» **Aim**:
Isolate every line in the records below with "this" in it.

» **Dataset**:
------------------------------------------------
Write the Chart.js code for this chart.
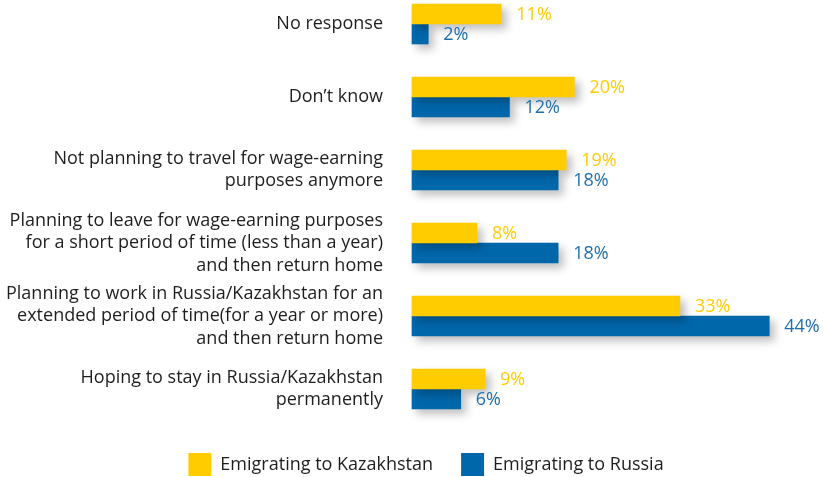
<!DOCTYPE html>
<html lang="en">
<head>
    <meta charset="UTF-8">
    <title>Emigration plans</title>
    <script src="https://cdn.jsdelivr.net/npm/chart.js"></script>
    <style>
        body {
            margin: 0;
            background: #fff;
        }

        .chart-container {
            width: 828px;
            height: 477px;
            overflow: hidden;
        }
    </style>
</head>
<body>

    <div class="chart-container">
        <canvas id="dataChart" width="828" height="486"></canvas>
    </div>

    <script>
        const categories = [
            ["No response"],
            ["Don’t know"],
            ["Not planning to travel for wage-earning", "purposes anymore"],
            ["Planning to leave for wage-earning purposes", "for a short period of time (less than a year)", "and then return home"],
            ["Planning to work in Russia/Kazakhstan for an", "extended period of time(for a year or more)", "and then return home"],
            ["Hoping to stay in Russia/Kazakhstan", "permanently"]
        ];
        const seriesNames = ["Emigrating to Kazakhstan", "Emigrating to Russia"];
        const kazakhstan = [11, 20, 19, 8, 33, 9];
        const russia = [2, 12, 18, 18, 44, 6];

        const yellow = "#ffcc00";
        const blue = "#0067ab";
        const labelBlue = "#1d6fae";
        const fontFamily = "'Open Sans', sans-serif";

        // soft drop shadow under the bars
        const barShadow = {
            id: "barShadow",
            beforeDatasetDraw(chart) {
                const ctx = chart.ctx;
                ctx.save();
                ctx.shadowColor = "rgba(0, 0, 0, 0.25)";
                ctx.shadowBlur = 8;
                ctx.shadowOffsetX = 5;
                ctx.shadowOffsetY = 5;
            },
            afterDatasetDraw(chart) {
                chart.ctx.restore();
            }
        };

        // percent labels at the end of each bar
        const valueLabels = {
            id: "valueLabels",
            afterDatasetsDraw(chart) {
                const ctx = chart.ctx;
                ctx.save();
                ctx.font = "18px " + fontFamily;
                ctx.textAlign = "left";
                ctx.textBaseline = "middle";
                chart.data.datasets.forEach((ds, i) => {
                    const meta = chart.getDatasetMeta(i);
                    ctx.fillStyle = ds.labelColor;
                    meta.data.forEach((bar, j) => {
                        ctx.fillText(ds.data[j] + "%", bar.x + 15, bar.y + 1);
                    });
                });
                ctx.restore();
            }
        };

        // legend in the original sits a bit right of centre
        const legendShift = {
            id: "legendShift",
            afterLayout(chart) {
                chart.legend.left += 17;
                chart.legend.right += 17;
            }
        };

        const ctx = document.getElementById("dataChart").getContext("2d");

        new Chart(ctx, {
            type: "bar",
            data: {
                labels: categories,
                datasets: [
                    {
                        label: seriesNames[0],
                        data: kazakhstan,
                        backgroundColor: yellow,
                        labelColor: yellow,
                        clip: false
                    },
                    {
                        label: seriesNames[1],
                        data: russia,
                        backgroundColor: blue,
                        labelColor: labelBlue,
                        clip: false
                    }
                ]
            },
            options: {
                indexAxis: "y",
                responsive: false,
                animation: false,
                datasets: {
                    bar: {
                        barThickness: 20,
                        categoryPercentage: 1,
                        barPercentage: 1
                    }
                },
                layout: {
                    padding: { top: 24, right: 10, bottom: 0, left: 0 }
                },
                scales: {
                    x: {
                        min: 0,
                        max: 50,
                        grid: { display: false },
                        border: { display: false },
                        ticks: { display: false },
                        afterFit: s => { s.height = 36; }
                    },
                    y: {
                        offset: false,
                        grid: { display: false },
                        border: { display: false },
                        ticks: {
                            autoSkip: false,
                            padding: 21,
                            color: "#1e1e1e",
                            font: { family: fontFamily, size: 18, lineHeight: 1.25 }
                        },
                        afterFit: s => {
                            s.width = 412;
                            s.paddingTop = 0;
                            s.paddingBottom = 0;
                        }
                    }
                },
                plugins: {
                    legend: {
                        position: "bottom",
                        labels: {
                            boxWidth: 23,
                            boxHeight: 23,
                            padding: 28,
                            color: "#1e1e1e",
                            font: { family: fontFamily, size: 18 }
                        }
                    },
                    tooltip: { enabled: false }
                }
            },
            plugins: [barShadow, valueLabels, legendShift]
        });
    </script>

</body>
</html>
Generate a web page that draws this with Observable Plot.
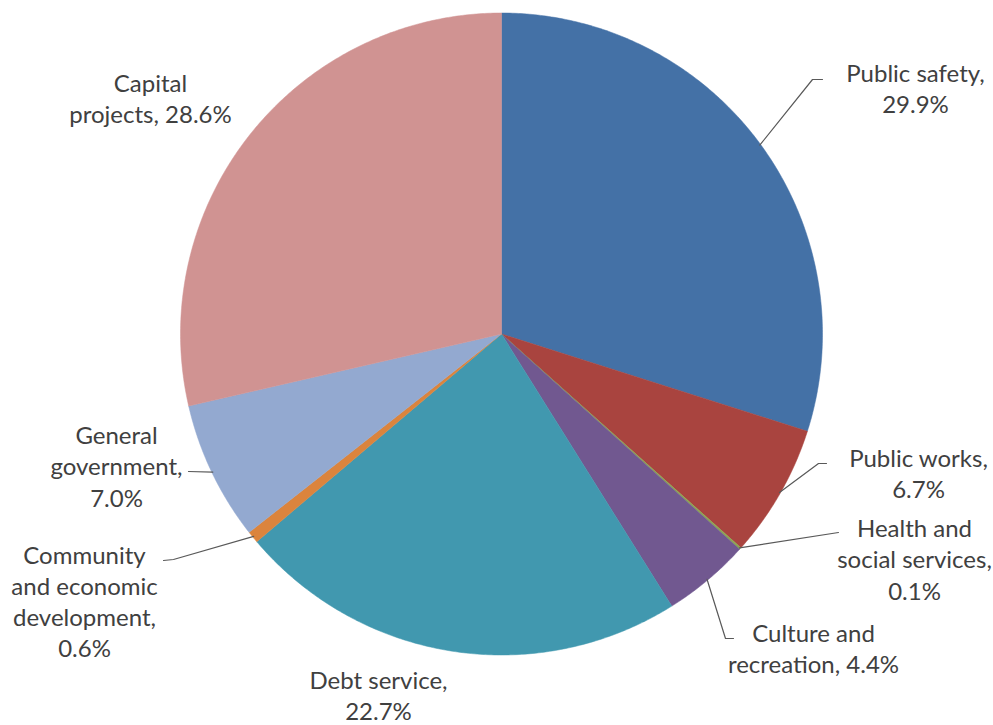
------------------------------------------------
» **Result**:
Write the Chart.js code for this chart.
Generate a web page that draws this with Observable Plot.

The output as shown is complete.